The easy and lazy way to analyse states cutting fuel taxes would be to label the fiscal decisions as an extension of oil politics at the Centre. But there are two key differences. First, while at the Centre the real fiscal situation is grim, in part because of oil bonds, states are fiscally relatively better off. This makes state-level reductions in fuel taxes fiscally more palatable. Indeed, to the extent that some states had really high taxes on fuel like diesel, the cuts were desirable even without the political anxiousness that preceded them. Part of this story also includes VAT. State revenues have responded positively to VAT and the many scare stories about falling accruals now look plain silly. The second difference in the way the state fuel tax cuts should be read is more interesting: proof of political change.
When national party leaders direct chief ministers to cut fuel taxes to mitigate the Central price hike it may look like diktat from headquarters but there’s a more complex political reality behind it. National party leaderships know, or they are realising belatedly, as in the case of the Congress, that voters’ assessment of politicians is increasingly mostly influenced by their immediate surroundings. So how sympathetic parties are to the idea of rising fuel bills will be best communicated by chief ministers, not by Sonia Gandhi or L.K. Advani or Prakash Karat. With general election firmly on every politician’s mind, popular, pragmatic and effective state-level leaderships are becoming crucial for national parties.

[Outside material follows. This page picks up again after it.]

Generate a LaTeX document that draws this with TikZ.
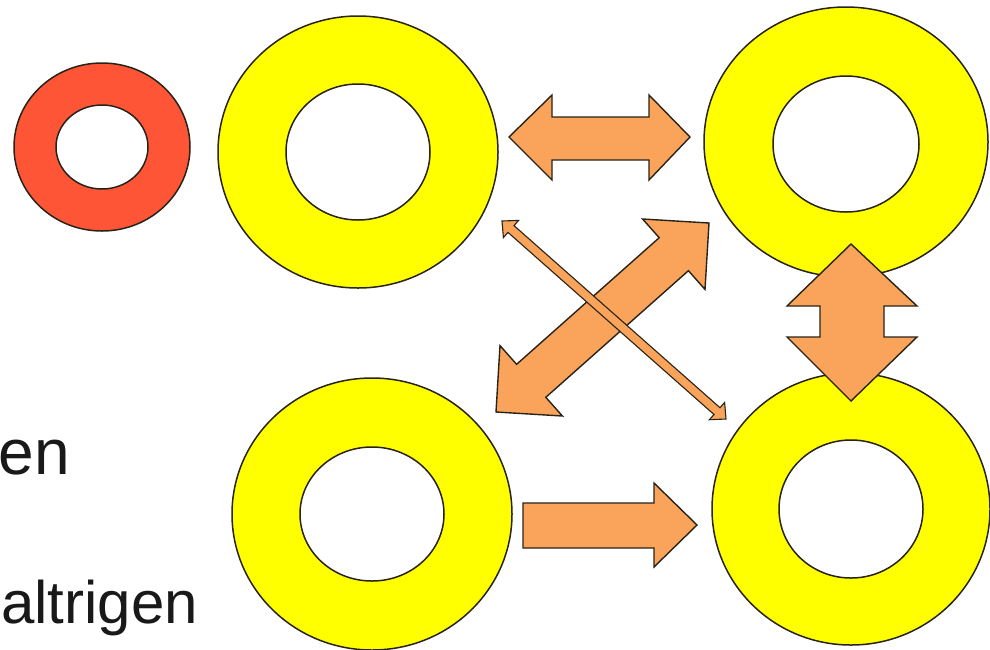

There are consequences of this that have so far not played out, but most likely will in the near future. One is the balance of power between national leadership and state-level leaders. So far, even powerful chief ministers have paid court to national leadership. But as India votes as a sum of regional verdicts, some change is probably inevitable. National leaderships will have to learn to acknowledge their debt to regional vote-getters more explicitly. The Congress perhaps will undergo the most severe culture shock in trying this. The other possible change, probably farther off but no less likely, is that competition for top national leadership will expand. Some chief ministers already have big national ambitions. More will acquire this trait. All this is to the good. India’s national parties need a jolt to their structure. What better means to deliver it than via the states of the union.